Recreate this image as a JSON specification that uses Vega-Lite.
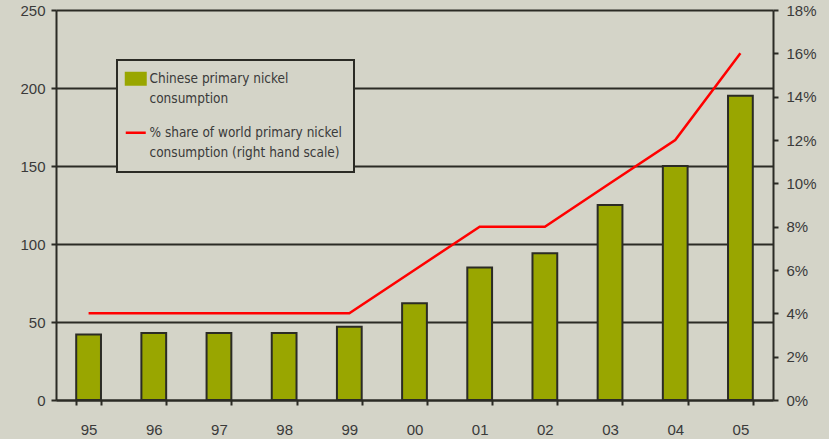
{
  "$schema": "https://vega.github.io/schema/vega-lite/v6.json",
  "width": 717,
  "height": 390,
  "autosize": {"type": "none"},
  "padding": {"left": 56, "top": 10, "right": 56, "bottom": 39},
  "background": "#d4d4c8",
  "config": {
    "view": {"stroke": null},
    "font": "Liberation Sans",
    "axis": {
      "labelFont": "Liberation Sans",
      "labelFontSize": 15,
      "labelColor": "#3a3a3a",
      "domainColor": "#2b2b25",
      "domainWidth": 2,
      "tickColor": "#2b2b25",
      "tickWidth": 2,
      "tickSize": 5,
      "title": null
    },
    "legend": {
      "orient": "none",
      "legendX": 61,
      "legendY": 50,
      "padding": 12,
      "strokeColor": "#2b2b25",
      "strokeWidth": 2,
      "fillColor": "#d4d4c8",
      "labelFont": "DejaVu Sans Condensed",
      "labelFontSize": 13.5,
      "labelColor": "#3a3a3a",
      "labelLimit": 400,
      "symbolSize": 400,
      "rowPadding": 19,
      "labelOffset": 7
    }
  },
  "data": {
    "values": [
      {"year": "95", "consumption": 42, "share": 4},
      {"year": "96", "consumption": 43, "share": 4},
      {"year": "97", "consumption": 43, "share": 4},
      {"year": "98", "consumption": 43, "share": 4},
      {"year": "99", "consumption": 47, "share": 4},
      {"year": "00", "consumption": 62, "share": 6},
      {"year": "01", "consumption": 85, "share": 8},
      {"year": "02", "consumption": 94, "share": 8},
      {"year": "03", "consumption": 125, "share": 10},
      {"year": "04", "consumption": 150, "share": 12},
      {"year": "05", "consumption": 195, "share": 16}
    ]
  },
  "encoding": {
    "x": {
      "field": "year",
      "type": "ordinal",
      "sort": ["95","96","97","98","99","00","01","02","03","04","05"],
      "scale": {"paddingInner": 0.62, "paddingOuter": 0.31},
      "axis": {"labelAngle": 0, "tickBand": "extent", "labelPadding": 17}
    },
    "color": {
      "field": "series",
      "type": "nominal",
      "scale": {
        "domain": ["Chinese primary nickel|consumption", "% share of world primary nickel|consumption (right hand scale)"],
        "range": ["#99a600", "#ff0000"]
      },
      "legend": {
        "title": null,
        "labelExpr": "split(datum.label, '|')",
        "encode": {
          "symbols": {
            "update": {
              "shape": {"signal": "datum.index === 0 ? 'M-1,-0.6H1V0.6H-1Z' : 'stroke'"},
              "fill": {"signal": "datum.index === 0 ? '#99a600' : 'transparent'"},
              "stroke": {"signal": "datum.index === 0 ? '#2b2b25' : '#ff0000'"},
              "strokeWidth": {"signal": "datum.index === 0 ? 2 : 2.5"},
              "opacity": {"value": 1}
            }
          },
          "labels": {
            "update": {
              "lineHeight": {"value": 20}
            }
          }
        }
      }
    }
  },
  "layer": [
    {
      "transform": [{"calculate": "'Chinese primary nickel|consumption'", "as": "series"}],
      "mark": {"type": "bar", "stroke": "#2b2b25", "strokeWidth": 2},
      "encoding": {
        "y": {
          "field": "consumption",
          "type": "quantitative",
          "scale": {"domain": [0, 250], "nice": false},
          "axis": {
            "values": [0, 50, 100, 150, 200, 250],
            "grid": true,
            "gridColor": "#2b2b25",
            "gridWidth": 2,
            "labelPadding": 6
          }
        }
      }
    },
    {
      "transform": [{"calculate": "'% share of world primary nickel|consumption (right hand scale)'", "as": "series"}],
      "mark": {"type": "line", "strokeWidth": 2.5},
      "encoding": {
        "y": {
          "field": "share",
          "type": "quantitative",
          "scale": {"domain": [0, 18], "nice": false},
          "axis": {
            "orient": "right",
            "values": [0, 2, 4, 6, 8, 10, 12, 14, 16, 18],
            "labelExpr": "datum.value + '%'",
            "grid": false,
            "labelPadding": 8
          }
        }
      }
    }
  ],
  "resolve": {"scale": {"y": "independent"}}
}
····················
--- EXERCISE DIRECTIONS ---
Print the listing above in full, exactly as written. Omit any pictures.

--- RESPONSE FOR THIS EXERCISE ---
Recreate this image as a JSON specification that uses Vega-Lite.
{
  "$schema": "https://vega.github.io/schema/vega-lite/v6.json",
  "width": 717,
  "height": 390,
  "autosize": {"type": "none"},
  "padding": {"left": 56, "top": 10, "right": 56, "bottom": 39},
  "background": "#d4d4c8",
  "config": {
    "view": {"stroke": null},
    "font": "Liberation Sans",
    "axis": {
      "labelFont": "Liberation Sans",
      "labelFontSize": 15,
      "labelColor": "#3a3a3a",
      "domainColor": "#2b2b25",
      "domainWidth": 2,
      "tickColor": "#2b2b25",
      "tickWidth": 2,
      "tickSize": 5,
      "title": null
    },
    "legend": {
      "orient": "none",
      "legendX": 61,
      "legendY": 50,
      "padding": 12,
      "strokeColor": "#2b2b25",
      "strokeWidth": 2,
      "fillColor": "#d4d4c8",
      "labelFont": "DejaVu Sans Condensed",
      "labelFontSize": 13.5,
      "labelColor": "#3a3a3a",
      "labelLimit": 400,
      "symbolSize": 400,
      "rowPadding": 19,
      "labelOffset": 7
    }
  },
  "data": {
    "values": [
      {"year": "95", "consumption": 42, "share": 4},
      {"year": "96", "consumption": 43, "share": 4},
      {"year": "97", "consumption": 43, "share": 4},
      {"year": "98", "consumption": 43, "share": 4},
      {"year": "99", "consumption": 47, "share": 4},
      {"year": "00", "consumption": 62, "share": 6},
      {"year": "01", "consumption": 85, "share": 8},
      {"year": "02", "consumption": 94, "share": 8},
      {"year": "03", "consumption": 125, "share": 10},
      {"year": "04", "consumption": 150, "share": 12},
      {"year": "05", "consumption": 195, "share": 16}
    ]
  },
  "encoding": {
    "x": {
      "field": "year",
      "type": "ordinal",
      "sort": ["95","96","97","98","99","00","01","02","03","04","05"],
      "scale": {"paddingInner": 0.62, "paddingOuter": 0.31},
      "axis": {"labelAngle": 0, "tickBand": "extent", "labelPadding": 17}
    },
    "color": {
      "field": "series",
      "type": "nominal",
      "scale": {
        "domain": ["Chinese primary nickel|consumption", "% share of world primary nickel|consumption (right hand scale)"],
        "range": ["#99a600", "#ff0000"]
      },
      "legend": {
        "title": null,
        "labelExpr": "split(datum.label, '|')",
        "encode": {
          "symbols": {
            "update": {
              "shape": {"signal": "datum.index === 0 ? 'M-1,-0.6H1V0.6H-1Z' : 'stroke'"},
              "fill": {"signal": "datum.index === 0 ? '#99a600' : 'transparent'"},
              "stroke": {"signal": "datum.index === 0 ? '#2b2b25' : '#ff0000'"},
              "strokeWidth": {"signal": "datum.index === 0 ? 2 : 2.5"},
              "opacity": {"value": 1}
            }
          },
          "labels": {
            "update": {
              "lineHeight": {"value": 20}
            }
          }
        }
      }
    }
  },
  "layer": [
    {
      "transform": [{"calculate": "'Chinese primary nickel|consumption'", "as": "series"}],
      "mark": {"type": "bar", "stroke": "#2b2b25", "strokeWidth": 2},
      "encoding": {
        "y": {
          "field": "consumption",
          "type": "quantitative",
          "scale": {"domain": [0, 250], "nice": false},
          "axis": {
            "values": [0, 50, 100, 150, 200, 250],
            "grid": true,
            "gridColor": "#2b2b25",
            "gridWidth": 2,
            "labelPadding": 6
          }
        }
      }
    },
    {
      "transform": [{"calculate": "'% share of world primary nickel|consumption (right hand scale)'", "as": "series"}],
      "mark": {"type": "line", "strokeWidth": 2.5},
      "encoding": {
        "y": {
          "field": "share",
          "type": "quantitative",
          "scale": {"domain": [0, 18], "nice": false},
          "axis": {
            "orient": "right",
            "values": [0, 2, 4, 6, 8, 10, 12, 14, 16, 18],
            "labelExpr": "datum.value + '%'",
            "grid": false,
            "labelPadding": 8
          }
        }
      }
    }
  ],
  "resolve": {"scale": {"y": "independent"}}
}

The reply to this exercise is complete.